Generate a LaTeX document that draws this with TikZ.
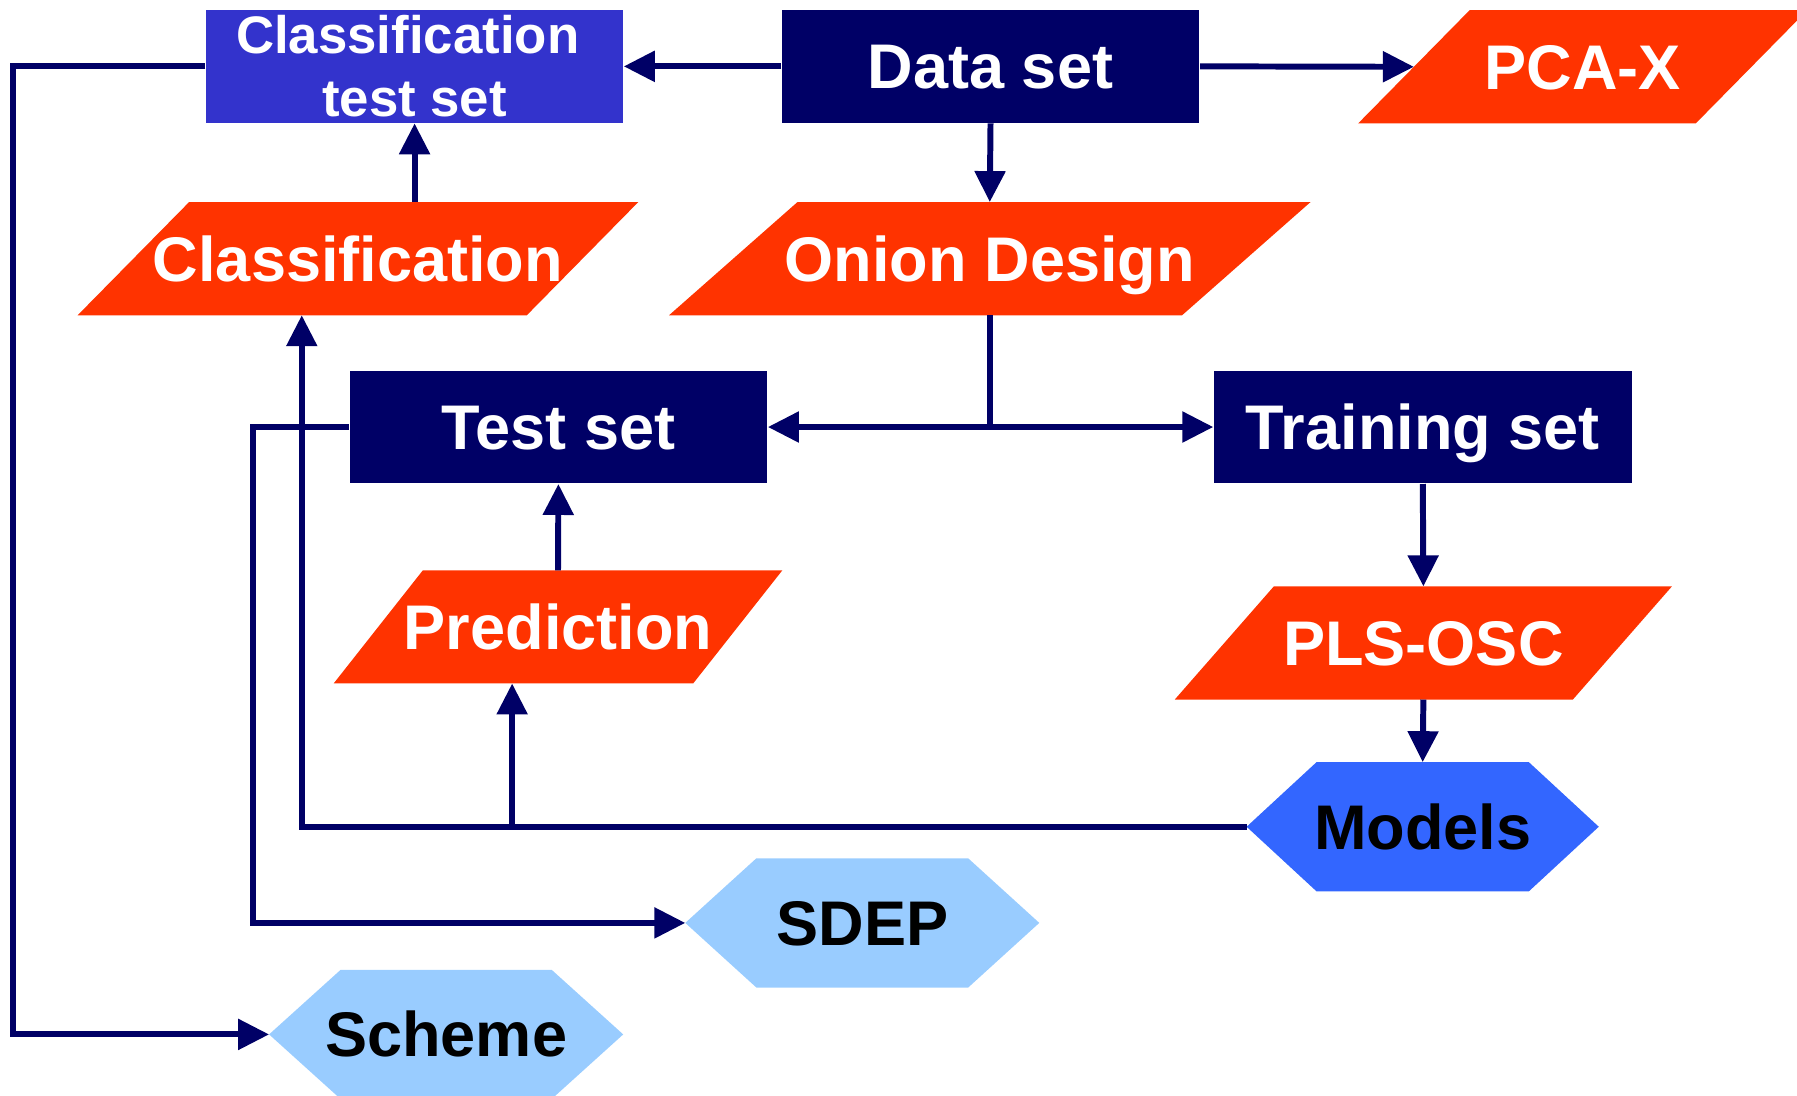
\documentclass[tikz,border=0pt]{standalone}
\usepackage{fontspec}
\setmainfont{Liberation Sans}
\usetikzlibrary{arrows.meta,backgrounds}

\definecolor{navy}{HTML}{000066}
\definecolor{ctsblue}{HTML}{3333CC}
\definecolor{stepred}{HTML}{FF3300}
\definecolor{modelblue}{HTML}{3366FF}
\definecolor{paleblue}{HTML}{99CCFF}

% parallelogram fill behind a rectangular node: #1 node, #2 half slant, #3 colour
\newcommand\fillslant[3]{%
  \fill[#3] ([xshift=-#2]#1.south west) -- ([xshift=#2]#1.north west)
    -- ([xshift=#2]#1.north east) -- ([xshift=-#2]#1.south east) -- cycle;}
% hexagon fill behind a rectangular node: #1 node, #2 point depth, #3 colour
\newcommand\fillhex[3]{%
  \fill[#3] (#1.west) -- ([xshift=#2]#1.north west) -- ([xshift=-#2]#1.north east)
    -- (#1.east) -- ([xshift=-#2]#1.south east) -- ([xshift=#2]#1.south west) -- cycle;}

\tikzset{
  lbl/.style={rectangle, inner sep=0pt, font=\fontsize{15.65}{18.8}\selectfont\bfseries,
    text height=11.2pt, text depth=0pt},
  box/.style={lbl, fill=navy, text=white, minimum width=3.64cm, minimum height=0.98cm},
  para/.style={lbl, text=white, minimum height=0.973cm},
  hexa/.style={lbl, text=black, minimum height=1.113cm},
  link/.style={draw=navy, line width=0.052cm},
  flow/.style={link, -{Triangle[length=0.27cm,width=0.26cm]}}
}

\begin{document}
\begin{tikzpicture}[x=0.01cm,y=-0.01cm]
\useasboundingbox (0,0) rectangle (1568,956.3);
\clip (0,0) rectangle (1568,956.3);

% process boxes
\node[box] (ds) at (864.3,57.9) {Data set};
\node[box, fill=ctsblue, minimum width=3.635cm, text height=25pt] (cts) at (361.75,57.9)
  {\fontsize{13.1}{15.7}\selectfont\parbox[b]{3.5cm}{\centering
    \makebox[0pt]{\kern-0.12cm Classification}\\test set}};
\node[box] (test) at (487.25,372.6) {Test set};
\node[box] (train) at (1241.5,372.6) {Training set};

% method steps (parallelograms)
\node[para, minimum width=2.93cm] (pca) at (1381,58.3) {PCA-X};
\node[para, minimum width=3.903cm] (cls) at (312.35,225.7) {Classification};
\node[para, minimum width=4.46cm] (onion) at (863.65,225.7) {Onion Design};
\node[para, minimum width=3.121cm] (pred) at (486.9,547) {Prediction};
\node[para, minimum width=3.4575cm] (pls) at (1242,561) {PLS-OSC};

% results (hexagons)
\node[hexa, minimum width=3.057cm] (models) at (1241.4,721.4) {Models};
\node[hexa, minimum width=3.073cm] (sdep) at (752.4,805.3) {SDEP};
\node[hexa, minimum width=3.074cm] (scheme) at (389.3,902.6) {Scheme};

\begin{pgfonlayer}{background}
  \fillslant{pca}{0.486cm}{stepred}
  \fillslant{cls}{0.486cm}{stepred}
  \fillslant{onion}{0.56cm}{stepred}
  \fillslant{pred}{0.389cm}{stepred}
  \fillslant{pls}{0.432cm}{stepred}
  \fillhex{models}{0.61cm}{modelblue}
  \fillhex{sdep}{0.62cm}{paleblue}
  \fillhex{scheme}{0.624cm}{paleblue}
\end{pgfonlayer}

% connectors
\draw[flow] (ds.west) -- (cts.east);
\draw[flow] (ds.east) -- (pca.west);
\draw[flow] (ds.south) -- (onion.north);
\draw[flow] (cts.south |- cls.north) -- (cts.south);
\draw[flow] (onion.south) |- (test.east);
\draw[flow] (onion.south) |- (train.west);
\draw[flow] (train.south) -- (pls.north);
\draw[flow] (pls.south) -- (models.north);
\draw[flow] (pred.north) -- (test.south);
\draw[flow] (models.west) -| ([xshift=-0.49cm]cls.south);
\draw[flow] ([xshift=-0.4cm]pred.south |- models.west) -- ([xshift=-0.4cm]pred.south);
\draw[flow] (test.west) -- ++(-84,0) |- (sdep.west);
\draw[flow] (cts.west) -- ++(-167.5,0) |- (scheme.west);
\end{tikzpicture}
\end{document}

▶ Task details: Write out the whole listing exactly, and drop the pictures.

▶ Expected answer:
Generate a LaTeX document that draws this with TikZ.
\documentclass[tikz,border=0pt]{standalone}
\usepackage{fontspec}
\setmainfont{Liberation Sans}
\usetikzlibrary{arrows.meta,backgrounds}

\definecolor{navy}{HTML}{000066}
\definecolor{ctsblue}{HTML}{3333CC}
\definecolor{stepred}{HTML}{FF3300}
\definecolor{modelblue}{HTML}{3366FF}
\definecolor{paleblue}{HTML}{99CCFF}

% parallelogram fill behind a rectangular node: #1 node, #2 half slant, #3 colour
\newcommand\fillslant[3]{%
  \fill[#3] ([xshift=-#2]#1.south west) -- ([xshift=#2]#1.north west)
    -- ([xshift=#2]#1.north east) -- ([xshift=-#2]#1.south east) -- cycle;}
% hexagon fill behind a rectangular node: #1 node, #2 point depth, #3 colour
\newcommand\fillhex[3]{%
  \fill[#3] (#1.west) -- ([xshift=#2]#1.north west) -- ([xshift=-#2]#1.north east)
    -- (#1.east) -- ([xshift=-#2]#1.south east) -- ([xshift=#2]#1.south west) -- cycle;}

\tikzset{
  lbl/.style={rectangle, inner sep=0pt, font=\fontsize{15.65}{18.8}\selectfont\bfseries,
    text height=11.2pt, text depth=0pt},
  box/.style={lbl, fill=navy, text=white, minimum width=3.64cm, minimum height=0.98cm},
  para/.style={lbl, text=white, minimum height=0.973cm},
  hexa/.style={lbl, text=black, minimum height=1.113cm},
  link/.style={draw=navy, line width=0.052cm},
  flow/.style={link, -{Triangle[length=0.27cm,width=0.26cm]}}
}

\begin{document}
\begin{tikzpicture}[x=0.01cm,y=-0.01cm]
\useasboundingbox (0,0) rectangle (1568,956.3);
\clip (0,0) rectangle (1568,956.3);

% process boxes
\node[box] (ds) at (864.3,57.9) {Data set};
\node[box, fill=ctsblue, minimum width=3.635cm, text height=25pt] (cts) at (361.75,57.9)
  {\fontsize{13.1}{15.7}\selectfont\parbox[b]{3.5cm}{\centering
    \makebox[0pt]{\kern-0.12cm Classification}\\test set}};
\node[box] (test) at (487.25,372.6) {Test set};
\node[box] (train) at (1241.5,372.6) {Training set};

% method steps (parallelograms)
\node[para, minimum width=2.93cm] (pca) at (1381,58.3) {PCA-X};
\node[para, minimum width=3.903cm] (cls) at (312.35,225.7) {Classification};
\node[para, minimum width=4.46cm] (onion) at (863.65,225.7) {Onion Design};
\node[para, minimum width=3.121cm] (pred) at (486.9,547) {Prediction};
\node[para, minimum width=3.4575cm] (pls) at (1242,561) {PLS-OSC};

% results (hexagons)
\node[hexa, minimum width=3.057cm] (models) at (1241.4,721.4) {Models};
\node[hexa, minimum width=3.073cm] (sdep) at (752.4,805.3) {SDEP};
\node[hexa, minimum width=3.074cm] (scheme) at (389.3,902.6) {Scheme};

\begin{pgfonlayer}{background}
  \fillslant{pca}{0.486cm}{stepred}
  \fillslant{cls}{0.486cm}{stepred}
  \fillslant{onion}{0.56cm}{stepred}
  \fillslant{pred}{0.389cm}{stepred}
  \fillslant{pls}{0.432cm}{stepred}
  \fillhex{models}{0.61cm}{modelblue}
  \fillhex{sdep}{0.62cm}{paleblue}
  \fillhex{scheme}{0.624cm}{paleblue}
\end{pgfonlayer}

% connectors
\draw[flow] (ds.west) -- (cts.east);
\draw[flow] (ds.east) -- (pca.west);
\draw[flow] (ds.south) -- (onion.north);
\draw[flow] (cts.south |- cls.north) -- (cts.south);
\draw[flow] (onion.south) |- (test.east);
\draw[flow] (onion.south) |- (train.west);
\draw[flow] (train.south) -- (pls.north);
\draw[flow] (pls.south) -- (models.north);
\draw[flow] (pred.north) -- (test.south);
\draw[flow] (models.west) -| ([xshift=-0.49cm]cls.south);
\draw[flow] ([xshift=-0.4cm]pred.south |- models.west) -- ([xshift=-0.4cm]pred.south);
\draw[flow] (test.west) -- ++(-84,0) |- (sdep.west);
\draw[flow] (cts.west) -- ++(-167.5,0) |- (scheme.west);
\end{tikzpicture}
\end{document}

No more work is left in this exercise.